Exactly the lines from the start of the data through the line containing "b_mark_y = [53.2, 57.5, 58.1]" should be output, with both ends kept and nothing added.

**DATASET EXTRACT**
+ + + + + + +

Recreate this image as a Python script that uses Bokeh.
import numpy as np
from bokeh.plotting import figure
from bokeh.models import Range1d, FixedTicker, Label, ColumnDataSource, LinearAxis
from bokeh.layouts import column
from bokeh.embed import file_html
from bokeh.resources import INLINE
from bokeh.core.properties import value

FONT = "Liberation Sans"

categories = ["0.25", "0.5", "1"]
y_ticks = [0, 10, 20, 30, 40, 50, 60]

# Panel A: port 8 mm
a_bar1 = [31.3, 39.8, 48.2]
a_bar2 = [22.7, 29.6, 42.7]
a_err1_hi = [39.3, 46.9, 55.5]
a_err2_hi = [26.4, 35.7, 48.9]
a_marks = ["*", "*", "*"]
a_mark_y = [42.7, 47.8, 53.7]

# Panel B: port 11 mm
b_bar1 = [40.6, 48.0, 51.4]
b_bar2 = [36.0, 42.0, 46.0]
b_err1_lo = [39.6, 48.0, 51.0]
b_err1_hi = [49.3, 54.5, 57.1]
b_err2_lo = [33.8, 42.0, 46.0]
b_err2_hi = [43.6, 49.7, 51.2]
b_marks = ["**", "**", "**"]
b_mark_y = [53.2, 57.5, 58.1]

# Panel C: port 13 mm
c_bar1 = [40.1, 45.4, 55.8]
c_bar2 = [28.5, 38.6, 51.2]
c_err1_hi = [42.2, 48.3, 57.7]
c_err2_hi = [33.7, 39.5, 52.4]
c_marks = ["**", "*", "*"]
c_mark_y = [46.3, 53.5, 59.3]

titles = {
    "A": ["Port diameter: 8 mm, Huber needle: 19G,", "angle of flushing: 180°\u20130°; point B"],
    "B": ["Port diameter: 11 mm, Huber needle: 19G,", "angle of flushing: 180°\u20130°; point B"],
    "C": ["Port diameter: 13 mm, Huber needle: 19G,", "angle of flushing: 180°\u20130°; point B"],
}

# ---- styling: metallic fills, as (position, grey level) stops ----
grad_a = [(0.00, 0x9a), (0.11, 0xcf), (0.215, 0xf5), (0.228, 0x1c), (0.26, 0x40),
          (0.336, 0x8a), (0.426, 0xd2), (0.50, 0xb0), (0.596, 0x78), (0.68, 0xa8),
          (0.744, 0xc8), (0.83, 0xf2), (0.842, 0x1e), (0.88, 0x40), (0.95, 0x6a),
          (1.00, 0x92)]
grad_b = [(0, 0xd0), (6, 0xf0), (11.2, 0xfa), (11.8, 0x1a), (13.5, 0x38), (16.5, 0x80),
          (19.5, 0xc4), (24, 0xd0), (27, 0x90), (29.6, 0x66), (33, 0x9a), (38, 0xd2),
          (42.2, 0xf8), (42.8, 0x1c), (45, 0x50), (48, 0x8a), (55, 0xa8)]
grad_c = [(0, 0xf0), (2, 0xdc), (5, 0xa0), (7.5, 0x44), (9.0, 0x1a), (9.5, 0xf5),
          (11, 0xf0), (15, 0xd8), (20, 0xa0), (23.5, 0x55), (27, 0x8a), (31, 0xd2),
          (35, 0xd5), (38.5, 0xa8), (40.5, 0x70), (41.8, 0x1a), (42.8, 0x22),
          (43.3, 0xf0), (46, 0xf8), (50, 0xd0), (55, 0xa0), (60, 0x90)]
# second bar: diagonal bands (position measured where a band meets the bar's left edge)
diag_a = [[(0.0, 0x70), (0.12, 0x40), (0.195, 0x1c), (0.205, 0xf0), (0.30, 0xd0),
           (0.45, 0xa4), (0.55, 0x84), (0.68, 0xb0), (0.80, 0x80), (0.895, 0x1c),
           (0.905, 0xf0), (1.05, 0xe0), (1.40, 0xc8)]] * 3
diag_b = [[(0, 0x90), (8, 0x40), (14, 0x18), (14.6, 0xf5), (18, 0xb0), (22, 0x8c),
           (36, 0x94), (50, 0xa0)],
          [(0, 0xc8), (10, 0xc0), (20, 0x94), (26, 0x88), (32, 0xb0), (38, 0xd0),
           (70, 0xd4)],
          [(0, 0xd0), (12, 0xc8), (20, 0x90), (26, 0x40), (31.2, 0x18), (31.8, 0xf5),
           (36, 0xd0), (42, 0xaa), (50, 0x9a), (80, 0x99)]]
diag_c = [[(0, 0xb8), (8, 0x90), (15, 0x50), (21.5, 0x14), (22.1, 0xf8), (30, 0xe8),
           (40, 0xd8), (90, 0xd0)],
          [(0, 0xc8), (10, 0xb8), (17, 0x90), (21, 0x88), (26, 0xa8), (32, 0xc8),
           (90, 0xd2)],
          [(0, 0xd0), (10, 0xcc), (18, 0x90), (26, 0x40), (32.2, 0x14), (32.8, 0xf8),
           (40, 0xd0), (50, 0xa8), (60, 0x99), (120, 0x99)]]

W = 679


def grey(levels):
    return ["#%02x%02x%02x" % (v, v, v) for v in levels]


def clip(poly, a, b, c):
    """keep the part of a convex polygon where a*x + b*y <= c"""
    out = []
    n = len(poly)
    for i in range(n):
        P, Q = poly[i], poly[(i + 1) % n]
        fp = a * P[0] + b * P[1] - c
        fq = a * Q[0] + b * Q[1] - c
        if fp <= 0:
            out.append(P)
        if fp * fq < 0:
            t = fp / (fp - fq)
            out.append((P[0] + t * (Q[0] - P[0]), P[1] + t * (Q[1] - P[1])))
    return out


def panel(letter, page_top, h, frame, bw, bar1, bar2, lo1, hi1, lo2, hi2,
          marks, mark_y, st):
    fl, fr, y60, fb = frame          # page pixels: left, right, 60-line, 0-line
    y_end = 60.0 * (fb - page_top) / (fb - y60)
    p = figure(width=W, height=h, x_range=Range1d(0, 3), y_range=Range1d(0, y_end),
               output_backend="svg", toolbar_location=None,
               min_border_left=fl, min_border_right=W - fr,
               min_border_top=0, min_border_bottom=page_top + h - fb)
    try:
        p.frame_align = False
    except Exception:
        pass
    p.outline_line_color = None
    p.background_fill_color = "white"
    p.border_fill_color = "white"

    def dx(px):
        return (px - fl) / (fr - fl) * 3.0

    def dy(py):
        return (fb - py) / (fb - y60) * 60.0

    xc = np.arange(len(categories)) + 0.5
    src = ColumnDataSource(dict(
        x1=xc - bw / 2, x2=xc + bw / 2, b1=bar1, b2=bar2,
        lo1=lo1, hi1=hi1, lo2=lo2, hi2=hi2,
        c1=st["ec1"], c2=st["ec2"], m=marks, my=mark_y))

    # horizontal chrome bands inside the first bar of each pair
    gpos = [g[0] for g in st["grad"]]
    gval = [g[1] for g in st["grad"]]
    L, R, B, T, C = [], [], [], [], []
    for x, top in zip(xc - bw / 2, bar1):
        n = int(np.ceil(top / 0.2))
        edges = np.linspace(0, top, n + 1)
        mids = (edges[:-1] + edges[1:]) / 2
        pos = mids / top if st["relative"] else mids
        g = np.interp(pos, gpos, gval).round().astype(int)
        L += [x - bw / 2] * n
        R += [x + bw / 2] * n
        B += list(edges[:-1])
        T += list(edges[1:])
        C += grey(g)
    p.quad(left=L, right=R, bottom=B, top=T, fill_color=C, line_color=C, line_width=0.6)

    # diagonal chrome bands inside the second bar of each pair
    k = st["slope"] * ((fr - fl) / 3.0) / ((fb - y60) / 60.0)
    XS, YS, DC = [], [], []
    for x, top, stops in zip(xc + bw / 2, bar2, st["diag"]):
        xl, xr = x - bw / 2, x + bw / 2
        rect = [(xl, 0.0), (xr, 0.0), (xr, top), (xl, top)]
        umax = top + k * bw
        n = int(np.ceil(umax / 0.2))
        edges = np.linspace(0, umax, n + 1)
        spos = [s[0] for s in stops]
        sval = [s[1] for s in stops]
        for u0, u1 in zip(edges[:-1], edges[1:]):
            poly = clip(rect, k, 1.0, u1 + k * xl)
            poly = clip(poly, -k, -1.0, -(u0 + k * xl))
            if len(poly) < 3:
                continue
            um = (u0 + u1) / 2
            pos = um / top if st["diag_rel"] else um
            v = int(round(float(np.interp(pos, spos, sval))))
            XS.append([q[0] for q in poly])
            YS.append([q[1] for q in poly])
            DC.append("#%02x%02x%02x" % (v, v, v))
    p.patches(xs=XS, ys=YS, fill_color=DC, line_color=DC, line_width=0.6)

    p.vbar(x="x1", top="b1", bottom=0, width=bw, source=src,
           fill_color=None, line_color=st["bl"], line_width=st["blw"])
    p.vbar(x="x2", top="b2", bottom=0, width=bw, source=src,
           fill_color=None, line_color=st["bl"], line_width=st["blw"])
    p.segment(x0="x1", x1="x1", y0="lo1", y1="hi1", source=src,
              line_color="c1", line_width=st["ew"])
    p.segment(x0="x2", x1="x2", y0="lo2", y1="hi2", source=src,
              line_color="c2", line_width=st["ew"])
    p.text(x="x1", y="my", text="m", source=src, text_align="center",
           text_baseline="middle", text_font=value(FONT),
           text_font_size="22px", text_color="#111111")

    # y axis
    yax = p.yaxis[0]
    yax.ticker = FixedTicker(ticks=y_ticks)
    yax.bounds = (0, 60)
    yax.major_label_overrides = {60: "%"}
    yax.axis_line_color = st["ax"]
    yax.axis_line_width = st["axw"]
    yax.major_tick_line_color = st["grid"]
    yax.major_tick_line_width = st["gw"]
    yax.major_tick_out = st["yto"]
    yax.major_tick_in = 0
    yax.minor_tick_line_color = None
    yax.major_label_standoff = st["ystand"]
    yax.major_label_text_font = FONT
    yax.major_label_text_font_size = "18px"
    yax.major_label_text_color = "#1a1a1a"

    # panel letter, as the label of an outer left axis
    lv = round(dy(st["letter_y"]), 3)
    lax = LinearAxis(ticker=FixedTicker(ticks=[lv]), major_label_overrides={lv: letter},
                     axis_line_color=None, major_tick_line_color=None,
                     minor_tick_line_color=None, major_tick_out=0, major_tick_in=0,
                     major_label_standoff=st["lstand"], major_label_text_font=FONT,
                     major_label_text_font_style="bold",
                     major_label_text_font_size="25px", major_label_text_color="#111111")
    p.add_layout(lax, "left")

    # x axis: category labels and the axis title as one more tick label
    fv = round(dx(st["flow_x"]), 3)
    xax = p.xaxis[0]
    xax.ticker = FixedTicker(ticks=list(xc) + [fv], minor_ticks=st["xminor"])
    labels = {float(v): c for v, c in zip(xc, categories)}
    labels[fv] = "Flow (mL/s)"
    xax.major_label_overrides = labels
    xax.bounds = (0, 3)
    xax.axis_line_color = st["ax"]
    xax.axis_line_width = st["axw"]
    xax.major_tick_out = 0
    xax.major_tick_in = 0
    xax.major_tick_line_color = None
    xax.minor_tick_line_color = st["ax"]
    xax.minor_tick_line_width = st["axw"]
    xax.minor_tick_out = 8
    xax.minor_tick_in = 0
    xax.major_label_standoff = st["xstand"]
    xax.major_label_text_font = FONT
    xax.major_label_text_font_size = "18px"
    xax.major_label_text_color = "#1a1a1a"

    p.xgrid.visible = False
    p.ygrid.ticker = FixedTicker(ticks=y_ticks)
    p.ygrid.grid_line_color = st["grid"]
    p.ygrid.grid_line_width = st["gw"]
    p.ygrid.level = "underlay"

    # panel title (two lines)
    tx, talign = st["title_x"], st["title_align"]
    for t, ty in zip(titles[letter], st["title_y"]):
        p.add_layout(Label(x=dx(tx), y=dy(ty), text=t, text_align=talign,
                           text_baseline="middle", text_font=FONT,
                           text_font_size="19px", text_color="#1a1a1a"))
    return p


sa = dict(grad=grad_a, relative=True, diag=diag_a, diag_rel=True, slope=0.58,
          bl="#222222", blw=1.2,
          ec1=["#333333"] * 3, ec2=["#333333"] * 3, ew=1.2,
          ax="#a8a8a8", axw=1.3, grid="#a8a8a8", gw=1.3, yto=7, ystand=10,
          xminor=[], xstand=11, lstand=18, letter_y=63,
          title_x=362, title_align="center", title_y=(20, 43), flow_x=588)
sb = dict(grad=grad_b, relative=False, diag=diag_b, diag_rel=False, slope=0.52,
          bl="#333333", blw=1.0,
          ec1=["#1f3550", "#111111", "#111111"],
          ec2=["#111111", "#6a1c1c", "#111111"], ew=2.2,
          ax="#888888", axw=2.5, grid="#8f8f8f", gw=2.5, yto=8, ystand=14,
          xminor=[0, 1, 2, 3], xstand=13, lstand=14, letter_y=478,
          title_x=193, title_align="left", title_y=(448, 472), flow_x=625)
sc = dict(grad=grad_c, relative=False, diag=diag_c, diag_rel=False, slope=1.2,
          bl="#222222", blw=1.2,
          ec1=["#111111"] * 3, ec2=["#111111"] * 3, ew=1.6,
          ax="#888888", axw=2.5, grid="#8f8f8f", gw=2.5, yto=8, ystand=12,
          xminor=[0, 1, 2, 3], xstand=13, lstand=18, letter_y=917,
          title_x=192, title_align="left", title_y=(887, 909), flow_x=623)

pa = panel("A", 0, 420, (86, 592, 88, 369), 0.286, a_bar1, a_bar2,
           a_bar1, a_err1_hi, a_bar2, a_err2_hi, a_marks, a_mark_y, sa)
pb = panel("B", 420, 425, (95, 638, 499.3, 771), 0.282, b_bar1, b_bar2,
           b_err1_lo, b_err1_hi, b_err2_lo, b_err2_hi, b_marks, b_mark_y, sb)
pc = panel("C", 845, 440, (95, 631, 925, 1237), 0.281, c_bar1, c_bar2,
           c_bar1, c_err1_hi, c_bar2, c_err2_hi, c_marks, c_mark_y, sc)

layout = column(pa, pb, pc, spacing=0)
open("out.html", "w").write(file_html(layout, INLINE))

+ + + + + + +

**EXPECTED ANSWER**
Recreate this image as a Python script that uses Bokeh.
import numpy as np
from bokeh.plotting import figure
from bokeh.models import Range1d, FixedTicker, Label, ColumnDataSource, LinearAxis
from bokeh.layouts import column
from bokeh.embed import file_html
from bokeh.resources import INLINE
from bokeh.core.properties import value

FONT = "Liberation Sans"

categories = ["0.25", "0.5", "1"]
y_ticks = [0, 10, 20, 30, 40, 50, 60]

# Panel A: port 8 mm
a_bar1 = [31.3, 39.8, 48.2]
a_bar2 = [22.7, 29.6, 42.7]
a_err1_hi = [39.3, 46.9, 55.5]
a_err2_hi = [26.4, 35.7, 48.9]
a_marks = ["*", "*", "*"]
a_mark_y = [42.7, 47.8, 53.7]

# Panel B: port 11 mm
b_bar1 = [40.6, 48.0, 51.4]
b_bar2 = [36.0, 42.0, 46.0]
b_err1_lo = [39.6, 48.0, 51.0]
b_err1_hi = [49.3, 54.5, 57.1]
b_err2_lo = [33.8, 42.0, 46.0]
b_err2_hi = [43.6, 49.7, 51.2]
b_marks = ["**", "**", "**"]
b_mark_y = [53.2, 57.5, 58.1]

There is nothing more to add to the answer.